In many instrumentation systems for TKA, cutting guides for the proximal tibia have a posterior slope to minimize bone loss. Cutting the proximal tibia with a posterior slope, it is important for surgeons to know exactly where the anterior aspect of the tibia really is, because when the cutting guide is externally rotated, posteromedial (varus) slope will be produced and when the guide is internally rotated, a posterolateral (valgus) slope will result.16 If direction of the posterior slope is set parallel to the line connecting the middle of the PCL and the medial border of the patellar tendon attachment, the proximal tibia would be cut neutrally in an AP view and the posterior slope intended should be produced in a lateral view. Therefore, the AP orientation proposed in the current study would be useful to obtain a correct perpendicular cut of the proximal tibia.
In the current study, the AP axis of the tibia was defined as a line passing through the middle of the PCL and perpendicular to the transepicondylar axis in an extended position of the knee.
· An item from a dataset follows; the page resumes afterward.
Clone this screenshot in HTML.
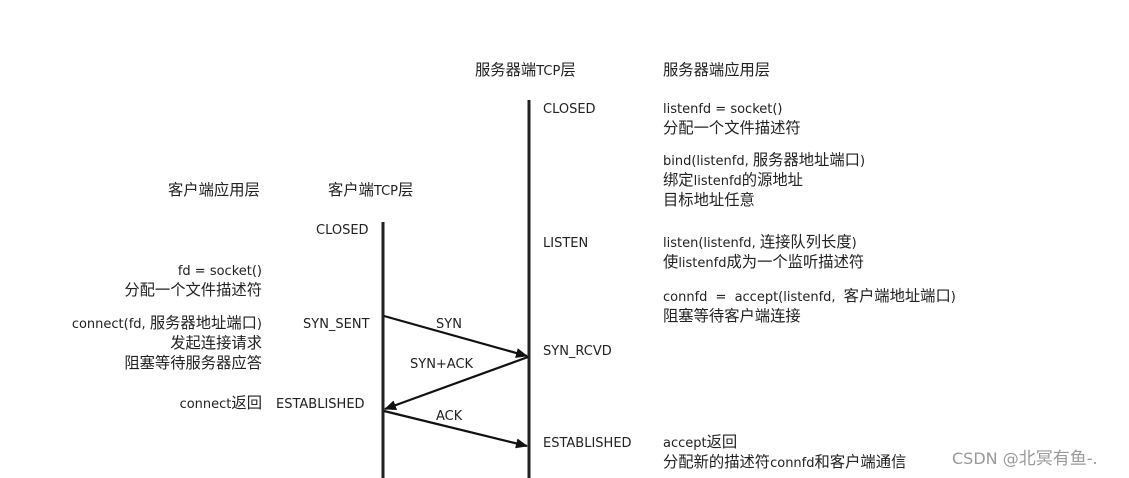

The medial border of the patellar tendon attachment was identified as an anterior anatomic landmark to determine the AP axis in the operation field. We now are using the line connecting the middle of the PCL and the medial border of the patellar tendon attachment as the AP axis of the tibia during TKAs. The line is reliable and reproducible. Furthermore, when planning placement of the components preoperatively using computer simulation techniques, the AP axis of the tibia is useful to determine the rotational alignment of the tibial component, because the line can be drawn on the cut surface of the proximal tibia independently from the transepicondylar axis of the femur.
We thank Yamada K, Tatsumi Y, and Miyata Y (Kinki University Hospital, Osaka-Sayama City, Osaka, Japan) for technical assistance and advice in CT scanning.